A parte que cabe aos filhos

“Mas nem tudo depende dos pais. Os filhos também têm que fazer alguma coisa da sua parte. A juventude sempre teve uma grande capacidade de entusiasmo por todas as coisas grandes, pelos ideais elevados, por tudo o que é autêntico. Convém ajudá-los a compreender a beleza despretensiosa — por vezes calada e sempre revestida de naturalidade — que há na vida de seus pais. Que reparem, sem que isso lhes cause tristeza, no sacrifício que fizeram por eles, na sua abnegação — muitas vezes heroica — para manterem a família. Aprendam também a não dramatizar, a não representar o papel de incompreendidos. Não esqueçam que estarão sempre em dívida com os seus pais e que o modo de corresponderem — já que não podem pagar o que devem — deve ser o respeito, o carinho grato, filial.

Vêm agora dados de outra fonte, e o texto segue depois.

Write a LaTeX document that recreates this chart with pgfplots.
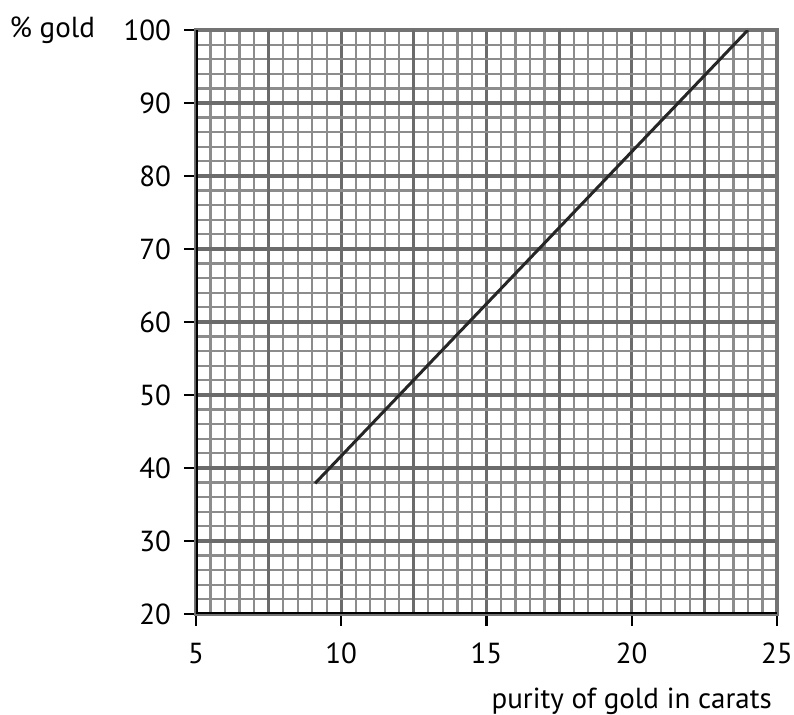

Sejamos sinceros: o normal é que a família seja unida. Há atritos, diferenças... Mas isso são coisas banais que, até certo ponto, contribuem também para dar sabor aos nossos dias. São insignificâncias que o tempo supera sempre. Depois, só fica o estável, que é o amor, um amor verdadeiro — feito de sacrifício — e nunca fingido, que os leva a preocupar-se uns com os outros, a adivinhar um pequeno problema e a solução mais delicada. E, porque tudo isto é normal, a maior parte das pessoas entendeu-me muito bem quando me ouviu chamar dulcíssimo preceito — já o venho repetindo desde a década de 20 — ao quarto mandamento do Decálogo”.

(Entrevistas a S. Josemaria, n. 101).

Práticas de piedade em família

“Considero que é precisamente este o melhor caminho para dar aos filhos uma autêntica formação cristã. A Sagrada Escritura fala-nos dessas famílias dos primeiros cristãos — a Igreja doméstica, diz São Paulo (1 Cor. 16, 19) — , às quais a luz do Evangelho dava novo impulso e nova vida.
Em todos os ambientes cristãos se conhecem por experiência os bons resultados dessa natural iniciação na vida de piedade, feita em família. A criança aprende a colocar o Senhor na linha dos primeiros afetos fundamentais, aprende a tratar a Deus como Pai e a Virgem Maria como Mãe, aprende a rezar seguindo o exemplo dos pais. Quando se compreende isto, vê-se a enorme tarefa apostólica que os pais podem realizar e como têm obrigação de ser sinceramente piedosos, para poderem transmitir — mais do que ensinar — essa piedade aos filhos.

E os meios? Há práticas de piedade — poucas, breves e habituais — que sempre se viveram nas famílias cristãs, e entendo que são maravilhosas: a benção da mesa, a oração antes e depois das refeições, a recitação do Terço em conjunto — apesar de não faltar, nestes tempos, quem ataque essa solidíssima devoção mariana — as orações pessoais ao levantar e ao deitar, tratar-se-á de costumes diversos conforme os lugares; mas penso que sempre se deve fomentar algum ato de piedade, realizado conjuntamente pelos membros da família, de forma simples e natural, sem beatices.

Dessa maneira conseguiremos que Deus não seja considerado um estranho, a quem se vai ver uma vez por semana na Igreja, ao domingo. Que Deus seja visto e tratado como é na realidade, também no seio da família, porque, como disse o Senhor, onde estiverem reunidos em meu nome, dois ou três, eu estou no meio deles (Mt 18, 20).

Digo com gratidão e com orgulho de filho, que continuo a rezar — de manhã e à noite, e em voz alta — as orações que aprendi quando era criança, dos lábios de minha mãe. Essas orações levam-me a Deus, fazem-me sentir o carinho com que me ensinaram a dar os meus primeiros passos de cristão; e, oferecendo ao Senhor o dia que começa ou dando-Lhe graças pelo que acaba, peço a Deus que aumente na glória a felicidade dos que especialmente amo, e depois nos mantenha unidos para sempre no Céu”.

(Entrevistas a S. Josemaria, n. 103).